No meio de tudo isso, não perdíamos a chance de juntar os “tipos” em uma boa rodada de chopp. O David Coimbra, o Ricardo Carle e o Luis Fernando Gracioli estavam sempre com as comandas nas mãos. Nossa turma da redação já não era a única, tínhamos outros amores em comum, a tua turma: as manas Kraemer, a Dani, a Cinthia… Fizemos muita bagunça na casa da Quintino quase esquina da Mostardeiro, quando tu me apresentastes teus maiores amores: os teus pais queridos, a Lucia, o Conrado e a Alemoa. Eu já era mãe da Antônia naquele verão em que tu e o Chico começaram a namorar. Como nos divertimos na Sapucaí, sambando, cantando e rindo no Rio naquele 2006. Nessa época tu já estavas de volta à nossa cidade, foi minha editora no Donna, me ensinou tanta coisa, casou linda e feliz com teu amor, cuidou dos teus filhotes, o Bento e a Gorda, escreveu três livros e iniciou uma exitosa plataforma digital que inspirou tuas milhares de perseguidoras, que são mulheres que hoje choram a tua ausência, mesmo sem nunca terem tido a sorte de ter te conhecido pessoalmente.

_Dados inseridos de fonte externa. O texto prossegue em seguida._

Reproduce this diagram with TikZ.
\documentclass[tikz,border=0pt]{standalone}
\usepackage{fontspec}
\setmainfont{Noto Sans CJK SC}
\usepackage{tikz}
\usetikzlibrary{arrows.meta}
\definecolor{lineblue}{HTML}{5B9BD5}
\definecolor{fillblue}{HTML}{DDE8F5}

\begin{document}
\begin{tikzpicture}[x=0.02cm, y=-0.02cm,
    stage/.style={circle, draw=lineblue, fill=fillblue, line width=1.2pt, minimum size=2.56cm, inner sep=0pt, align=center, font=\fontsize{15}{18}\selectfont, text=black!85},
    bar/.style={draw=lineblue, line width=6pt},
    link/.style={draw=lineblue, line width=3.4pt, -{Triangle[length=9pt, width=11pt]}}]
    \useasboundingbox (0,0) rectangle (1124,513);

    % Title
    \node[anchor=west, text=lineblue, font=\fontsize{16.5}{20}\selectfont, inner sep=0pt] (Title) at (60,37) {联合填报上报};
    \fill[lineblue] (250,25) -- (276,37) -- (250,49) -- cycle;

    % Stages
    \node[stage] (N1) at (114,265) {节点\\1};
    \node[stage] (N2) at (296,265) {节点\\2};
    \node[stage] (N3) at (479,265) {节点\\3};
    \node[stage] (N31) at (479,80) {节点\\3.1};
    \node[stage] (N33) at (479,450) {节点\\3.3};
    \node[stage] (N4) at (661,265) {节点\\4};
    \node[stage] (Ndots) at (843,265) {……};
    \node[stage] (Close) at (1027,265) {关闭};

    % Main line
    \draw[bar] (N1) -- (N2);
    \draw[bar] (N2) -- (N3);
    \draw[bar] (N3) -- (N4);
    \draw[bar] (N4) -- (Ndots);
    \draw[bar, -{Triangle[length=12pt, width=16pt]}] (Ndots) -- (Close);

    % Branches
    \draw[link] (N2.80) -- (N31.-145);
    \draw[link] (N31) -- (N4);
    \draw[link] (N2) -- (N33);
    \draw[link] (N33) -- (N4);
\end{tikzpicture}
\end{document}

Se nesses últimos anos, a corrida da vida nos afastou fisicamente, estive bem perto e vibrei por cada uma das tuas muitas conquistas na tua linda e intensa trajetória humana. Nesse ano difícil que passou, fiz algo que aprendi contigo: não deixei nunca para depois e te repeti todas as semanas que ia dar certo e o quanto eu te amava. Obrigada, Mari! Até breve, parceira.
Escrito com amor e alma 💔
Texto que só uma irmã de alma poderia escrever sobre alguém. Lindo demais Mari, como te admiro. ❤️
Que texto lindo com lágrimas nos olhos acabo de ler e de sentir saudades de quem nem ao menos conheci pessoalmente e que Deus de forças para aqueles que ficam e que sentirão muita falta da querida Mariana Kalil 😢
Nossa q texto maravilhoso! Enxerguei a Marianna Kalil em teu relato e conheci um
Pouco mais dela contigo!
Acreditei na cura física dela, há como acreditei e torci, mas infelizmente ela foi levar sua leveza de espírito, sua doçura e inteligência! Para nos brindar lá de onde viemos e para onde iremos!!! Bjus Mariana Bertolucci “Tipa”

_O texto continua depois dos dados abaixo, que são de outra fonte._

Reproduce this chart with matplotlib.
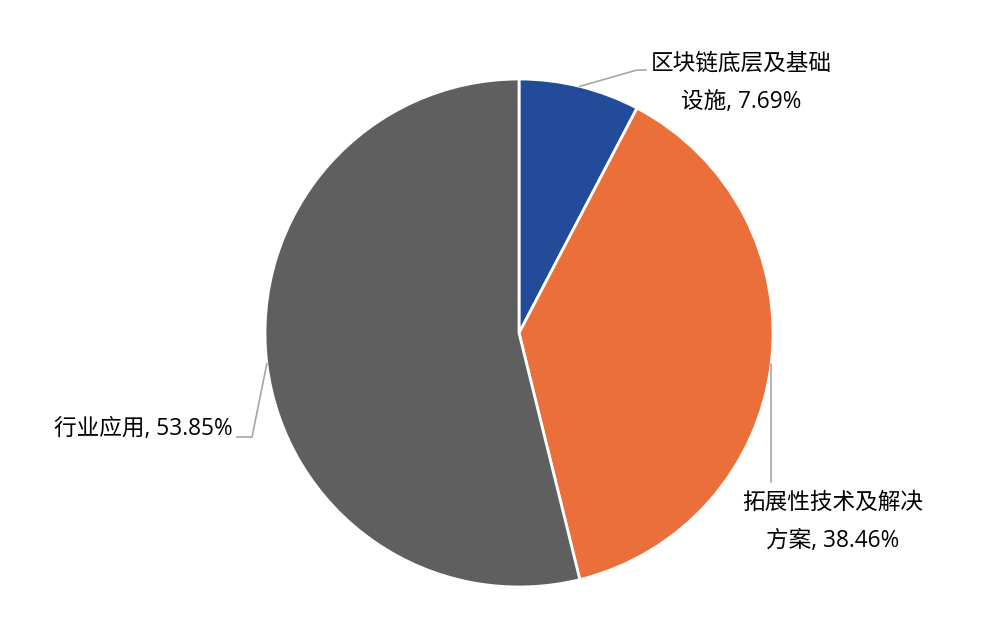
import numpy as np
import matplotlib
matplotlib.use('Agg')
import matplotlib.pyplot as plt

plt.rcParams['font.family'] = ['Open Sans', 'Noto Sans CJK SC', 'DejaVu Sans']

# данные
labels = ['区块链底层及基础\n设施', '拓展性技术及解决\n方案', '行业应用']
values = [7.69, 38.46, 53.85]
colors = ['#224B9A', '#EB6F3A', '#5F5F5F']

W, H = 982, 638
cx, cy, R = 519, 638 - 333, 254

fig = plt.figure(figsize=(W / 100, H / 100), dpi=100)
ax = fig.add_axes([0, 0, 1, 1])

wedges, _ = ax.pie(values, colors=colors, startangle=90, counterclock=False,
                   center=(cx, cy), radius=R, frame=True,
                   wedgeprops=dict(edgecolor='white', linewidth=2))
ax.set_xlim(0, W)
ax.set_ylim(0, H)
ax.set_aspect('equal')
ax.axis('off')

# точки на краю круга (середины секторов)
edge = []
for w in wedges:
    ang = np.deg2rad((w.theta1 + w.theta2) / 2)
    edge.append((cx + R * np.cos(ang), cy + R * np.sin(ang)))

line_kw = dict(color='#A6A6A6', linewidth=1.2)
fs = 16.3

# синий сектор
x0, y0 = edge[0]
ax.plot([x0, 637, 646], [y0, H - 70, H - 70], **line_kw)
ax.text(741, H - 83, labels[0] + ', %.2f%%' % values[0], ha='center', va='center',
        fontsize=fs, linespacing=1.8)

# оранжевый сектор
x1, y1 = edge[1]
ax.plot([x1, x1], [y1, H - 482], **line_kw)
ax.text(833, H - 522, labels[1] + ', %.2f%%' % values[1], ha='center', va='center',
        fontsize=fs, linespacing=1.8)

# серый сектор
x2, y2 = edge[2]
ax.plot([x2, 252, 237], [y2, H - 437, H - 437], **line_kw)
ax.text(233, H - 429, labels[2] + ', %.2f%%' % values[2], ha='right', va='center',
        fontsize=fs)

fig.savefig('out.png', dpi=100, facecolor='white')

Impressionante quanta vida cabia naquela Mari! E quanta dor sentimos hoje…
Que homenagem linda!! Como já foi dito por outra leitora, vi a amiga Mari (sim, esta perseguidora a chamava assim) no teu relato e já com saudades de ouvir sobre o dia a dia dela pelo Instagram, percebo que a doçura que vi quando a conheci no shoppjng, era dividida com todos que conviveram com ela!! Que a família e os amigos tenham força para encarar este momento de dor, de saudade, tendo a certeza de que a “amiga Mari” está em um bom lugar!! Eu acredito nisto, depois de muito torcer, rezar, pela sua cura!! Bjs Mariana Bertolucci
Parabéns!!!! A Mari era e continuara sendo luz.

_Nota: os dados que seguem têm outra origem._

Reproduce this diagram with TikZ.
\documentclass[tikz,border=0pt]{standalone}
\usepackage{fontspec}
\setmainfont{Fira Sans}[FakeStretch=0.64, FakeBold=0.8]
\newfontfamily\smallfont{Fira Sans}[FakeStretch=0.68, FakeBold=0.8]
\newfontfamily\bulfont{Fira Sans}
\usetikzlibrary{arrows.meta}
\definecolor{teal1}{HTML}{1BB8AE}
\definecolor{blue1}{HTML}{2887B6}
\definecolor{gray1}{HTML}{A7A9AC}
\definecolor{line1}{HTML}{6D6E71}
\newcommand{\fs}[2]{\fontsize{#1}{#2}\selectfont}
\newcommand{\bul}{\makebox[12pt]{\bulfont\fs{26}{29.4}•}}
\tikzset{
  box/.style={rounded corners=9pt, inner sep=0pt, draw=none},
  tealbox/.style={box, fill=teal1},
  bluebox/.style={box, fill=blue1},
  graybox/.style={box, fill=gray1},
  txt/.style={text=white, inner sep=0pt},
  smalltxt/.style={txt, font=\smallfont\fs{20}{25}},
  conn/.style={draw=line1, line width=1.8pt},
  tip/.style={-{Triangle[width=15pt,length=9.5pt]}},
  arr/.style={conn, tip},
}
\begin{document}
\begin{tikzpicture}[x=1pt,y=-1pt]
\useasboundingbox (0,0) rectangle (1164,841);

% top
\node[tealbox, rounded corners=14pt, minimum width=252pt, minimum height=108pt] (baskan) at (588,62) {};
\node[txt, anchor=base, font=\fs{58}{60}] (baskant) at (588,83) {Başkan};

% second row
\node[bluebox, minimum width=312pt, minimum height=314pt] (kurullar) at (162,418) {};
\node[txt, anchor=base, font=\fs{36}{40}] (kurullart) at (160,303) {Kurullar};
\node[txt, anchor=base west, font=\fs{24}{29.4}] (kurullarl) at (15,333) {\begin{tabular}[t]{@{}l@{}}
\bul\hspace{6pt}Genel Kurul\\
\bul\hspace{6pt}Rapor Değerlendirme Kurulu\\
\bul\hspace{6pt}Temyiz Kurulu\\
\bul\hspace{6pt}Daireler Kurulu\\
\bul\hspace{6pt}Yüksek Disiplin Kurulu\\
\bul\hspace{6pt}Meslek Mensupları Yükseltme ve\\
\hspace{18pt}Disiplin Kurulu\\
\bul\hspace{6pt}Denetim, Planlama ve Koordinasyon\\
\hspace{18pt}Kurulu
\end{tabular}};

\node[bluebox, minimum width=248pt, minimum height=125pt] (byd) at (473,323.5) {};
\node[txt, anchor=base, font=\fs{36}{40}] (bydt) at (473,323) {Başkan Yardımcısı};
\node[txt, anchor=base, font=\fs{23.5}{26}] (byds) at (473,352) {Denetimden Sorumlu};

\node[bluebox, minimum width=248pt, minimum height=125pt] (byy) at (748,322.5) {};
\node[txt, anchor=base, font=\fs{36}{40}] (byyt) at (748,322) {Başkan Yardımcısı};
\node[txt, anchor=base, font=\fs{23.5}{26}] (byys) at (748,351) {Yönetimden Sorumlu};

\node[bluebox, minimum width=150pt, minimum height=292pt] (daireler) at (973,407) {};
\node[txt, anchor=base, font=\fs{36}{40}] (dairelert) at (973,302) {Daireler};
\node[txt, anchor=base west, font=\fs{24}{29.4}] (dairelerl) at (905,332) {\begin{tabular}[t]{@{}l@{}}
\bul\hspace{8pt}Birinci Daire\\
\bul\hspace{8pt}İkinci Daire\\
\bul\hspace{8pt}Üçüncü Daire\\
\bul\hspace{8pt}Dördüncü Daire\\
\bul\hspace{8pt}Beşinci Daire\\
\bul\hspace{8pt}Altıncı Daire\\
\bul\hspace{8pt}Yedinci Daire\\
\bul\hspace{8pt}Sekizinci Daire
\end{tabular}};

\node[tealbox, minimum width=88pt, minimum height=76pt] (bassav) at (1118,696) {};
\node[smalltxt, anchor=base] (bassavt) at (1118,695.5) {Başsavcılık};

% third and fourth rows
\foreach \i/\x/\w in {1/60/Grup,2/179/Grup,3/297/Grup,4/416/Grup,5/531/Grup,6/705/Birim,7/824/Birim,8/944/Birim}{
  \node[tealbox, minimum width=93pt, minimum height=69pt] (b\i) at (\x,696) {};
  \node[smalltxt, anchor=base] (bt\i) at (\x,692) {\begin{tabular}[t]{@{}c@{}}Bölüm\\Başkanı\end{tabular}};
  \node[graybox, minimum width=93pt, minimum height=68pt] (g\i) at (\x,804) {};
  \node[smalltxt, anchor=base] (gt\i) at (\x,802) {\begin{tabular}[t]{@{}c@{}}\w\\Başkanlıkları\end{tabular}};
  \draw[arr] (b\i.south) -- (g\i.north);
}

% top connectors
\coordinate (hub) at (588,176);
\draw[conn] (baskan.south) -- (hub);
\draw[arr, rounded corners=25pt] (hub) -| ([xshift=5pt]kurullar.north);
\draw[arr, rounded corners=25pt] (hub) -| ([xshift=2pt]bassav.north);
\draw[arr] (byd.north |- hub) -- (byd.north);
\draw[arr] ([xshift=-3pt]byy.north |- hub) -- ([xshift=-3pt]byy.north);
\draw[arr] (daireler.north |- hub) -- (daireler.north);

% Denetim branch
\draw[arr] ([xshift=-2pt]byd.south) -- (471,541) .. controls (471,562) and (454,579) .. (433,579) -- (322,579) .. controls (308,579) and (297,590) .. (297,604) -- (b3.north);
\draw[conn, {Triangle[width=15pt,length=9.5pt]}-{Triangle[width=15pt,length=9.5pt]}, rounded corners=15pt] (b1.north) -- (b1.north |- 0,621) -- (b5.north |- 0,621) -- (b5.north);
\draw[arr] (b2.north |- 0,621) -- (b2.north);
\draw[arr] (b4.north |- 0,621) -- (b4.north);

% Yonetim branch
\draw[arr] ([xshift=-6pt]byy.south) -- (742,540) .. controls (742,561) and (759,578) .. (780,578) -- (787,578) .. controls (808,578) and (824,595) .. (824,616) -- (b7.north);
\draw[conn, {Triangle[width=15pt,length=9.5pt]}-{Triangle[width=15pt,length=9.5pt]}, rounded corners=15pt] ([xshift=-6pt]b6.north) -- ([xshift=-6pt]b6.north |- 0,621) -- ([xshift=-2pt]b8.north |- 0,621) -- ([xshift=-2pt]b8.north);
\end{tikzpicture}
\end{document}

Wow que lindooooo Commm certeza ela voa, sorri e chora de feliz a cada um que lê e sente o o arrepio desta vivência BEM vivida e se valores que são deixamos pela Mari. Precisamos de Mais Maris nesse mundo…
Tb acabei de ler com os olhos cheios de lágrimas!! Lindo relato! Meus sentimentos a tds que hj sentem a falta dessa pessoa iluminada que ela era!
Que bom ler um tecto sensível assim, adorava ela e ficamos na nossa geração ,que tu também pertences, mais triste com a partida dela. Torci muito acompanhando pelas redes e admirei mais ainda a coragem dessa menina. Rico ficou que com ela vai estar agora. Perdemos nós
Muito lindo! Foi um domingo muito triste. Até breve Mari.
MAriana, que linda homenagem. Muito amor!
Que texto emocionante! Mari deixou tanto… beijo grande em ti!
Que lindas palavras . Belo perfil ! Qq jornalista da nossa geração quis em algum momento ser a Mari!
Texto lindo! A Mari sempre foi uma mulher diferenciada e cheia de vida! Viverá para sempre nos nossos corações!